Dwelling on Pain Interferes with Fibromyalgia Patients’ Ability to Control It, Study Finds

Dwelling on Pain Interferes with Fibromyalgia Patients’ Ability to Control It, Study Finds

Researchers found that dwelling on pain, magnifying its threat, and feeling helpless about it impairs fibromyalgia (FM) patients’ ability to control it and leads to its exacerbation.

Scientists refer to this pre-occupation with pain as pain catastrophizing. Reducing pain catastrophizing may help improve FM symptoms, the researchers said.

Their study, “Catastrophizing Interferes with Cognitive Modulation of Pain in Women with Fibromyalgia,” was published in the journal Pain Medicine.

Fibromyalgia is a chronic pain condition that is also accompanied by sleep disturbance, fatigue, and cognitive problems.

The experience of pain in FM is influenced by many factors, including psychological, biological, behavioral, cognitive, and social. One factor, pain catastrophizing, is a cognitive and emotional response to pain that involves a tendency towards dwelling on it, magnifying the threat associated with it, and feeling helpless.

Doctors know that pain catastrophizing is related to symptom severity, disability, distress, and poor prognosis. Experimentally, pain catastrophizing has been shown to be associated with increased anticipation, greater sensitivity, and exaggerated brain responses to pain stimuli.

Pain modulation refers to a change in pain sensitivity that is mediated by both internal and external factors, the latter of which can include mood, distraction, and exercise. An example of pain modulation is a person feeling less pain when they are distracted. Dysfunctional pain modulation is associated with increased risk of chronic pain and is characteristic of FM.

There is limited data on the relationship between catastrophizing and pain modulation in FM. So researchers decided to study the relationship between pain catastrophizing and brain responses to pain in FM patients and healthy controls.

Twenty women with FM and 18 healthy controls underwent functional magnetic resonance imaging while receiving pain stimuli, some administered alone and some during distracting cognitive tasks.

In the study, the ability to modulate pain was demonstrated if the pain ratings were lower when an individual was distracted than when they received the pain stimuli without being distracted.

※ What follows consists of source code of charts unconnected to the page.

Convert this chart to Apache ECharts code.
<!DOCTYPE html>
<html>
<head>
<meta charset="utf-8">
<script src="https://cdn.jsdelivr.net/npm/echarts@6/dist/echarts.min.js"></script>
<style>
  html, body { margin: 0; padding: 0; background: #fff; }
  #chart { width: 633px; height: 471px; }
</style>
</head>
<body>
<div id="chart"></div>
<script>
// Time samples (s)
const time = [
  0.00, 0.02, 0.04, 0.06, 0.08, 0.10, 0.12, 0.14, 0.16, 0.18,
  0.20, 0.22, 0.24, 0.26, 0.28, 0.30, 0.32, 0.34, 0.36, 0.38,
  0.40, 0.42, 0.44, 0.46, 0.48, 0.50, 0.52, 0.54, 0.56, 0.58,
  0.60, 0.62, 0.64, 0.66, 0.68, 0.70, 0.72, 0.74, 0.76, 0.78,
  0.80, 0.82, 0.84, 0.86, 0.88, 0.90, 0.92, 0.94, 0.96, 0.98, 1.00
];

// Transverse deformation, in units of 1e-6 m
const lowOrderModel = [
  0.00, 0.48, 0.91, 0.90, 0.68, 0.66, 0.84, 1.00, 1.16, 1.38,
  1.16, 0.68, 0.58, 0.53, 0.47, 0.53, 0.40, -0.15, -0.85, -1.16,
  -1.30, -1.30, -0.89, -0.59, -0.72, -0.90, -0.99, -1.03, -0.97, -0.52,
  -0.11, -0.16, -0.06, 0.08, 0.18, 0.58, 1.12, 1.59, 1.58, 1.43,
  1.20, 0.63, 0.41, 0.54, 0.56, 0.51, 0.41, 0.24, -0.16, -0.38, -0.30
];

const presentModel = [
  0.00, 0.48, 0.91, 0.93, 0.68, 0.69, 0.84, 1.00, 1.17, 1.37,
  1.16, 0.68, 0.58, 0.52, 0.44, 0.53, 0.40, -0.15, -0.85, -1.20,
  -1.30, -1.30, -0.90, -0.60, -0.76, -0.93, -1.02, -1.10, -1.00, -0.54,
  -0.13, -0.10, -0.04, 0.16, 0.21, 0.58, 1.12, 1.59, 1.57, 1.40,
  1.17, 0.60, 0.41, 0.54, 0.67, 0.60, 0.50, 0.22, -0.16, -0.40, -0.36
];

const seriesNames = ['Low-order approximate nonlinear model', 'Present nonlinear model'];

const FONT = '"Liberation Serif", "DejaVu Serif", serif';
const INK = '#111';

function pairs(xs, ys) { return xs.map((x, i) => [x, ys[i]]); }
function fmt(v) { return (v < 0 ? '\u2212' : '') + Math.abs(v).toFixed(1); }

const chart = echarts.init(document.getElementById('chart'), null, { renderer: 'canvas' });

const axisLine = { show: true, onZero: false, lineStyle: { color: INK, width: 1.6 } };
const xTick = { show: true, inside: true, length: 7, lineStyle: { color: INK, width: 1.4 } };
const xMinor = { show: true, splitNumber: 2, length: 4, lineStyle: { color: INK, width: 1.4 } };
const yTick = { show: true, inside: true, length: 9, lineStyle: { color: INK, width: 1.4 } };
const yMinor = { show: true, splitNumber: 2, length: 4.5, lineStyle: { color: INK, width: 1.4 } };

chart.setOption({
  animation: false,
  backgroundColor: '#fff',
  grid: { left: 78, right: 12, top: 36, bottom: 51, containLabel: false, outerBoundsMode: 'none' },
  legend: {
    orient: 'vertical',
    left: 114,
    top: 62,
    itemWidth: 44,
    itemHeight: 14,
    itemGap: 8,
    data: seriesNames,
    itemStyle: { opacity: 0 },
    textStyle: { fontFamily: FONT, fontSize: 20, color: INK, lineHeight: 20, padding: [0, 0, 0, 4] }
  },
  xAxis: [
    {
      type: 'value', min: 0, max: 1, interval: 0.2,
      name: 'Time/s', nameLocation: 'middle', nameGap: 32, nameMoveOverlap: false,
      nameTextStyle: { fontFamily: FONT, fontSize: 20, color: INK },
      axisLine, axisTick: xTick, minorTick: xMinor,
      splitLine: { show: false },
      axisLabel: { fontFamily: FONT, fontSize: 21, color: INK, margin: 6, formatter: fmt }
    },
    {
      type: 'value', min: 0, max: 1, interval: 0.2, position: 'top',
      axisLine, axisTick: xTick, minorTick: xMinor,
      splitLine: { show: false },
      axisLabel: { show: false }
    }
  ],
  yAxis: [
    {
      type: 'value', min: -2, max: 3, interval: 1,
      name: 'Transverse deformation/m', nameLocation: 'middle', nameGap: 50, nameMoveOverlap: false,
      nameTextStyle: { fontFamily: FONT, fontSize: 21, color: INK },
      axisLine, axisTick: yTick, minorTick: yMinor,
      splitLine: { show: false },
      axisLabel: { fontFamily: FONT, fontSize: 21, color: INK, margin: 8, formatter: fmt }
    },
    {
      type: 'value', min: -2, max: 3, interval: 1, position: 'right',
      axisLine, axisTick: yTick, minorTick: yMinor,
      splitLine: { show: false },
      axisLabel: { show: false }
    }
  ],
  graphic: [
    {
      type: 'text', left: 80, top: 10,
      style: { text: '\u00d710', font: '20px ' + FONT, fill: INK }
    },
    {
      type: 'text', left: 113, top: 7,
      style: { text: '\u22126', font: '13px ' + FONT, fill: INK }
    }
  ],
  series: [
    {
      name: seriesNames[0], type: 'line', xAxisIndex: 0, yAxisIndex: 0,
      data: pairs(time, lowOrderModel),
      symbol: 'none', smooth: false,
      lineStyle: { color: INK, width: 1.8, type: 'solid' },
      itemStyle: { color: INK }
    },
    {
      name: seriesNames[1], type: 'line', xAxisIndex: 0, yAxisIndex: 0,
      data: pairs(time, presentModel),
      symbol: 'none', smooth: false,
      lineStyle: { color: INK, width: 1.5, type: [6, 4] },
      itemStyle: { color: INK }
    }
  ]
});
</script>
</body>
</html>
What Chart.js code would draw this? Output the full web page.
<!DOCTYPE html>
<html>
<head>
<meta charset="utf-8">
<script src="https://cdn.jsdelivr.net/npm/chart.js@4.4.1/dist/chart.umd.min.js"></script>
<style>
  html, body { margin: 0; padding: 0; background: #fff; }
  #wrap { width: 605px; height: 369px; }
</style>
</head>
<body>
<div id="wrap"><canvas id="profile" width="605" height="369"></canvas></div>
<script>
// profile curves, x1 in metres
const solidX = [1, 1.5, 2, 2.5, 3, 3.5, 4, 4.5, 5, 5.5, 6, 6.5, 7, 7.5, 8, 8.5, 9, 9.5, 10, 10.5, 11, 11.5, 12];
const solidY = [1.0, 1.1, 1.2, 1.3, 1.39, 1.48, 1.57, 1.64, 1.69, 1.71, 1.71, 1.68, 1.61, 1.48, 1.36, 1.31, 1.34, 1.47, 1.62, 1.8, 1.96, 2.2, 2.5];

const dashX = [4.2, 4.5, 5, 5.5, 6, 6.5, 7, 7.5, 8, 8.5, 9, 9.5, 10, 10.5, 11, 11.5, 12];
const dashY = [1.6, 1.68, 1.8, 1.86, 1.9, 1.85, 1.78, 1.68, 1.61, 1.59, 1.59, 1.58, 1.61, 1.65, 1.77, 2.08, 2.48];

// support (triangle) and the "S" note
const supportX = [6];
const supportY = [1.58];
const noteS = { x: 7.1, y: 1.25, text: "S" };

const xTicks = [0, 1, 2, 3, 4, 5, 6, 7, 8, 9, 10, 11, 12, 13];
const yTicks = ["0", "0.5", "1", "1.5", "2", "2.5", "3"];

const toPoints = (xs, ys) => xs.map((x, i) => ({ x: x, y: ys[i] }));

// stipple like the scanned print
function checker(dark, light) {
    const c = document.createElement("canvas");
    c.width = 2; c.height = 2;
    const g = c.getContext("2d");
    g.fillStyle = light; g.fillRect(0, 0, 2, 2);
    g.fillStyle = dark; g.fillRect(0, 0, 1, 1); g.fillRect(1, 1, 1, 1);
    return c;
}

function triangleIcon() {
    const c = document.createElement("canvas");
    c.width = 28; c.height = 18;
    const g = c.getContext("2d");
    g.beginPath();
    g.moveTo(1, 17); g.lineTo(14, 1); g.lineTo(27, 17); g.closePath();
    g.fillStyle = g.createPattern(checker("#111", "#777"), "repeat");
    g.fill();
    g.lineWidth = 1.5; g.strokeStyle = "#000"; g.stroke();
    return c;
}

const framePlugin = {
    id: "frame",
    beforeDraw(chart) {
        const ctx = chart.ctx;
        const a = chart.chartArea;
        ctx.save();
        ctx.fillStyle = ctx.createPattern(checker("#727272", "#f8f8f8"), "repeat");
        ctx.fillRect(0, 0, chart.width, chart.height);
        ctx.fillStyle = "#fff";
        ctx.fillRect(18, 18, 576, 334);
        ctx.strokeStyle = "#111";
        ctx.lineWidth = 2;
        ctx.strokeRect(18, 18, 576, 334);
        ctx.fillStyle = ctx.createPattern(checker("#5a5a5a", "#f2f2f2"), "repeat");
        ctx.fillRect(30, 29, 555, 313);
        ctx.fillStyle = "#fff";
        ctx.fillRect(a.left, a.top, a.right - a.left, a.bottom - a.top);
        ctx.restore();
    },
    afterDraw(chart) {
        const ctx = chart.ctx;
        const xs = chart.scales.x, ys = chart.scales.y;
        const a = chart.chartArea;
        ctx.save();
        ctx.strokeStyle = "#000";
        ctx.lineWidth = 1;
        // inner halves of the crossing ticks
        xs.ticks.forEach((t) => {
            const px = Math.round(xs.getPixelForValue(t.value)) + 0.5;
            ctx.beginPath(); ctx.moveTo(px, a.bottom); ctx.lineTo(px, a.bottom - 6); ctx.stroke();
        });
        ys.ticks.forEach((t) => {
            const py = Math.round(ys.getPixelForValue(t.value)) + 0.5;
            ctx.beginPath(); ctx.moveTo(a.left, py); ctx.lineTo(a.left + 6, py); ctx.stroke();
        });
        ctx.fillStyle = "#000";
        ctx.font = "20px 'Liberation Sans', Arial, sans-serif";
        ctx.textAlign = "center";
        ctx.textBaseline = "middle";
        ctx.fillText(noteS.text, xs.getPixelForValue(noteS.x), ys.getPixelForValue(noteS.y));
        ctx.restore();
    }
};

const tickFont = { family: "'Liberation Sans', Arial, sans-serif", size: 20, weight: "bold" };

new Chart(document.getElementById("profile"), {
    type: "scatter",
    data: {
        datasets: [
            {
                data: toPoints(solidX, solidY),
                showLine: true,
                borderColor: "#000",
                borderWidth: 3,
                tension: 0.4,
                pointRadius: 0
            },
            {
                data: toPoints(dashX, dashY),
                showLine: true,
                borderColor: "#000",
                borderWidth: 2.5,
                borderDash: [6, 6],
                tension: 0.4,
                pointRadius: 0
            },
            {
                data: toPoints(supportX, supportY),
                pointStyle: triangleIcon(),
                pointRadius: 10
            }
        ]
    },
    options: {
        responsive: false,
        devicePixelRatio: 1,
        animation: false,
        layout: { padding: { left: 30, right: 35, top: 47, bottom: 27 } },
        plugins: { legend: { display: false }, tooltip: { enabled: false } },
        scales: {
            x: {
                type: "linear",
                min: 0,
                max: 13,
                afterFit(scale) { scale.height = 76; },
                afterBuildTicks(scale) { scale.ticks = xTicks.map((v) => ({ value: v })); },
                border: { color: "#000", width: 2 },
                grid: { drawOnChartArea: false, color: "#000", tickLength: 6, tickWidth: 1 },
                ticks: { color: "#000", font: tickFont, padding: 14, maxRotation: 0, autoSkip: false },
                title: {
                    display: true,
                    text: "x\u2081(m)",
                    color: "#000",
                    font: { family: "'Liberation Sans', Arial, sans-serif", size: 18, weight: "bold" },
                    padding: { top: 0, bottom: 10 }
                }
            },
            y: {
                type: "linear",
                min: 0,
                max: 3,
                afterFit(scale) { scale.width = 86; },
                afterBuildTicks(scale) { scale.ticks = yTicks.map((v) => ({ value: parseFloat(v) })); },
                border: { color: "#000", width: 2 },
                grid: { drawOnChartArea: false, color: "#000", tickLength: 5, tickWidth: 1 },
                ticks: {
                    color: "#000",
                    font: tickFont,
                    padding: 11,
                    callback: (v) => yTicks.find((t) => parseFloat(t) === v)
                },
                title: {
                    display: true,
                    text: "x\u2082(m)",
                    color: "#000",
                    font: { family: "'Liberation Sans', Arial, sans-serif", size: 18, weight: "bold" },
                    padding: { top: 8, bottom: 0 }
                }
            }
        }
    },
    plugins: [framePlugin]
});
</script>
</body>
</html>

Pain ratings were assessed after each stimulus, and catastrophizing was assessed using the Pain Catastrophizing Scale (PCS).

Results showed that there was a significant relationship between PCS scores and pain ratings, with or without distraction.

“Our results show that the tendency to catastrophize about pain interferes with the neural processes involved in pain modulation in FM,” the researcher wrote.

Essentially, FM patients who exhibited higher levels of pain catastrophizing, as reflected by their PCS scores, were less able to distract themselves from pain. This indicated there were catastrophizing-related impairments in pain modulation.

“The study provides evidence that an FM patient’s tendency toward catastrophizing influences the ability to actively engage the central nervous system to inhibit pain during distraction,” the researchers wrote. “Therapies to reduce catastrophizing including cognitive-behavioral therapy and exercise may be effective for improving symptoms in FM patients via improvements in pain modulation.”